As a woman in the crossfire of great expectations
Éva Karikó, a Hungarian, member of the Family League, mother of four grown-up children, journalist, and life coach, is convinced that the greatest challenge for women today is that they live in a crossfire of great expectations: they are measured by professional success and they naturally have to be attractive, committed as mothers and at the same time be up to date wordly-wise, as well as committed to voluntary work. In social media, there are only women with a happy face, but in reality, they feel terribly alone and overwhelmed. The supportive environment is missing. So, together with others, Éva has made it her mission to launch projects to strengthen and enrich relationships. They support marriages, organize lunches for mothers with children, provide financial support for the needy, and organize talks. From her own experience, Éva knows the truth of Father Kentenich’s words when he says that “our wounds can become the breaking point of grace where God gives us a mission,” so she is also heartily grateful to God for the wounds of her life.
The service of small gestures
Maura Regina Santana de Jesus, from Brazil, is part of the Mothers’ Federation. She studied literature and postgraduate studies in legislative management, is the director of the Secretariat of the Brazilian Chamber of Deputies, and puts everything on the humble, faithful and constant service of small gestures.
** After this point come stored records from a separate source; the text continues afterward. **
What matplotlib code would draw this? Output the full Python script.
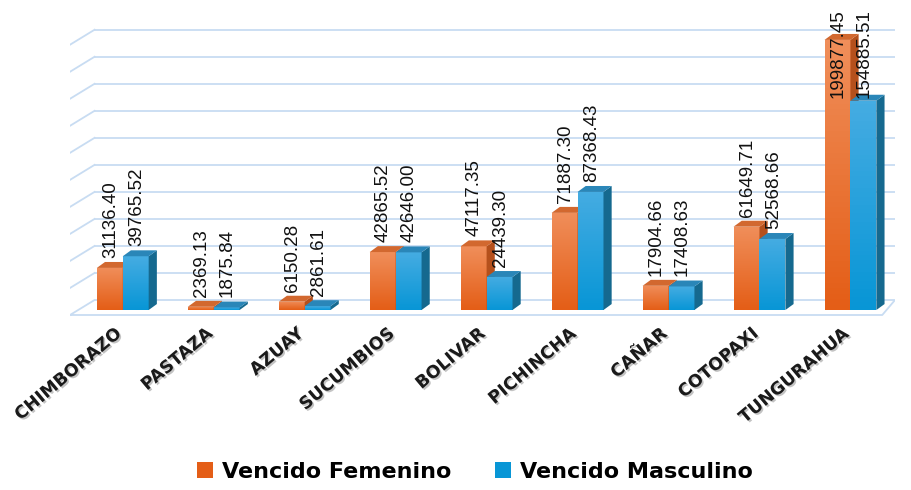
import numpy as np
import matplotlib
matplotlib.use('Agg')
import matplotlib.pyplot as plt
from matplotlib.patches import Rectangle, Polygon
from matplotlib.colors import LinearSegmentedColormap
import matplotlib.patheffects as pe

provincias = ['CHIMBORAZO', 'PASTAZA', 'AZUAY', 'SUCUMBIOS', 'BOLIVAR',
              'PICHINCHA', 'CAÑAR', 'COTOPAXI', 'TUNGURAHUA']
femenino = [31136.40, 2369.13, 6150.28, 42865.52, 47117.35,
            71887.30, 17904.66, 61649.71, 199877.45]
masculino = [39765.52, 1875.84, 2861.61, 42646.00, 24439.30,
             87368.43, 17408.63, 52568.66, 154885.51]
series = ['Vencido Femenino', 'Vencido Masculino']

# colores (frente arriba, frente abajo, lado, tapa)
col_f = ('#F08E5A', '#E45E17', '#B5501C', '#D2682F')
col_m = ('#45ACE2', '#0896D6', '#15698F', '#2A86B8')

W, H = 912, 490
fig = plt.figure(figsize=(W / 100, H / 100), dpi=100)
# 1 px = 740 unidades en y, 91 px por grupo en x
ax = fig.add_axes([70 / W, (H - 318) / H, 825 / W, 310 / H])
ax.set_xlim(-0.58, 8.49)
ax.set_ylim(-5920, 223480)
ax.axis('off')

bw = 0.285
dx, dy = 0.09, 4400          # profundidad de las barras
wx, wy0, wy1 = 0.27, -3700, 7400   # pared / piso
grid_c = '#C8DCF2'

# lineas de fondo
for v in range(20000, 200001, 20000):
    ax.plot([-0.58, -0.58 + wx], [v + wy0, v + wy1], color=grid_c, lw=1.3, zorder=1)
    ax.plot([-0.58 + wx, 8.49], [v + wy1, v + wy1], color=grid_c, lw=1.3, zorder=1)
# piso
ax.plot([-0.58, 8.35, 8.49, -0.58 + wx, -0.58],
        [wy0, wy0, wy1, wy1, wy0], color=grid_c, lw=1.3, zorder=1)


def barra(x0, h, cols):
    top, bot, side, cap = cols
    cmap = LinearSegmentedColormap.from_list('g', [bot, top])
    rect = Rectangle((x0, 0), bw, h, facecolor='none', edgecolor='none')
    ax.add_patch(rect)
    im = ax.imshow(np.linspace(0, 1, 50).reshape(-1, 1), cmap=cmap, origin='lower',
                   extent=[x0, x0 + bw, 0, max(h, 1)], aspect='auto', zorder=3)
    im.set_clip_path(rect)
    ax.add_patch(Polygon([(x0 + bw, 0), (x0 + bw + dx, dy), (x0 + bw + dx, h + dy),
                          (x0 + bw, h)], closed=True, facecolor=side, edgecolor='none', zorder=3))
    ax.add_patch(Polygon([(x0, h), (x0 + dx, h + dy), (x0 + bw + dx, h + dy),
                          (x0 + bw, h)], closed=True, facecolor=cap, edgecolor='none', zorder=3))


for i in range(len(provincias)):
    barra(i - bw, femenino[i], col_f)
    barra(i, masculino[i], col_m)
    for x0, v in [(i - bw, femenino[i]), (i, masculino[i])]:
        ax.text(x0 + bw / 2 + 0.01, min(v + 7500, 157000), f'{v:.2f}', rotation=90,
                ha='center', va='bottom', fontsize=13.5, family='Liberation Sans',
                color='#111111', zorder=5)
    ax.text(i - 0.1, -10500, provincias[i], rotation=40, ha='right', va='top',
            rotation_mode='anchor', fontsize=12.5, fontweight='bold', color='#1a1a1a',
            family='DejaVu Sans', clip_on=False,
            path_effects=[pe.withSimplePatchShadow(offset=(1.2, -1.2), shadow_rgbFace='#888888', alpha=0.5)])

hf = Rectangle((0, 0), 1, 1, facecolor=col_f[1])
hm = Rectangle((0, 0), 1, 1, facecolor=col_m[1])
fig.legend([hf, hm], series, loc='center', bbox_to_anchor=(475 / W, 1 - 472 / H),
           ncol=2, frameon=False, handlelength=0.7, handleheight=0.7,
           handletextpad=0.4, columnspacing=2.0,
           prop={'family': 'DejaVu Sans', 'weight': 'bold', 'size': 16})

fig.savefig('out.png', dpi=100)
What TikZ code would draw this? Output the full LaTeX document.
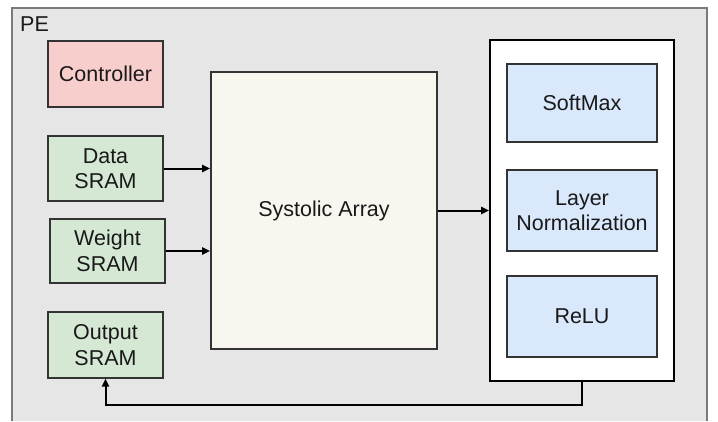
\documentclass[tikz,border=0pt]{standalone}
\usepackage{fontspec}
\setmainfont{Liberation Sans}
\usetikzlibrary{arrows.meta,calc}

\definecolor{peFill}{HTML}{E6E6E6}
\definecolor{peLine}{HTML}{7A7A7A}
\definecolor{ctrlFill}{HTML}{F8CECC}
\definecolor{sramFill}{HTML}{D5E8D4}
\definecolor{fnFill}{HTML}{DAE8FC}
\definecolor{arrFill}{HTML}{F9F6EF}
\definecolor{boxLine}{HTML}{333333}

\tikzset{
  lbl/.style={font=\fontsize{21.5}{25.5}\selectfont, text=black!90, align=center},
  blk/.style={lbl, draw=boxLine, line width=1.1pt, inner sep=0pt},
  ctrlbox/.style={blk, fill=ctrlFill},
  srambox/.style={blk, fill=sramFill},
  fnbox/.style={blk, fill=fnFill},
  wire/.style={line width=2pt, draw=black, -{Triangle[length=8pt,width=7pt]}},
}

\begin{document}
\begin{tikzpicture}[x=1pt,y=-1pt]
  \useasboundingbox (0,0) rectangle (718,421);
  \fill[white] (0,0) rectangle (718,421);

  % processing element enclosure (open towards the bottom edge)
  \fill[peFill] (12,8) rectangle (707,421);
  \draw[peLine, line width=1.6pt] (12,421) -- (12,8) -- (707,8) -- (707,421);
  \node[lbl, anchor=north west, inner sep=0pt] (pe) at (20,17) {PE};

  % left column
  \node[ctrlbox, minimum width=115pt, minimum height=66pt] (controller) at (105.5,74) {Controller};
  \node[srambox, minimum width=115pt, minimum height=65pt] (data) at (105.5,168.5) {Data\\SRAM};
  \node[srambox, minimum width=115pt, minimum height=64pt] (weight) at (107.5,251) {Weight\\SRAM};
  \node[srambox, minimum width=115pt, minimum height=66pt] (output) at (105.5,345) {Output\\SRAM};

  % systolic array
  \node[blk, fill=arrFill, line width=1.6pt, minimum width=226pt, minimum height=277pt] (systolic) at (324,210.5) {Systolic Array};

  % post-processing units
  \node[draw=black, fill=white, line width=1.6pt, minimum width=184pt, minimum height=341pt, inner sep=0pt] (post) at (582,210.5) {};
  \node[fnbox, minimum width=150pt, minimum height=78pt] (softmax) at (582,103) {SoftMax};
  \node[fnbox, minimum width=150pt, minimum height=81pt] (layernorm) at (582,210.5) {Layer\\Normalization};
  \node[fnbox, minimum width=150pt, minimum height=81pt] (relu) at (582,316.5) {ReLU};

  % data paths
  \draw[wire] (data.east) -- (data.east -| systolic.west);
  \draw[wire] (weight.east) -- (weight.east -| systolic.west);
  \draw[wire] (systolic.east) -- (post.west);
  \draw[wire] (post.south) -- ++(0,23) -| (output.south);
\end{tikzpicture}
\end{document}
She is convinced that “good deeds – a kind word, kindness, a smile – touch people, both those who receive and those who give. They inspire the environment; they make it more human and strengthen the willingness to share. We all belong to one human family, and love for our neighbour must not discriminate in terms of race, creed, or economic power. We are created by the same heavenly Father who has instructed us to love one another.”
It is worthwhile to look again and again at the wide-ranging, different life stories of these 100 women. They contain many ideas and impulses for one’s own life and show how being a woman can be implemented responsibly and authentically in our time.
To all women, we wish you a happy and successful International Women’s Day. In the Original Shrine near THE great woman, on March 8th a candle will burn for all the women of this world.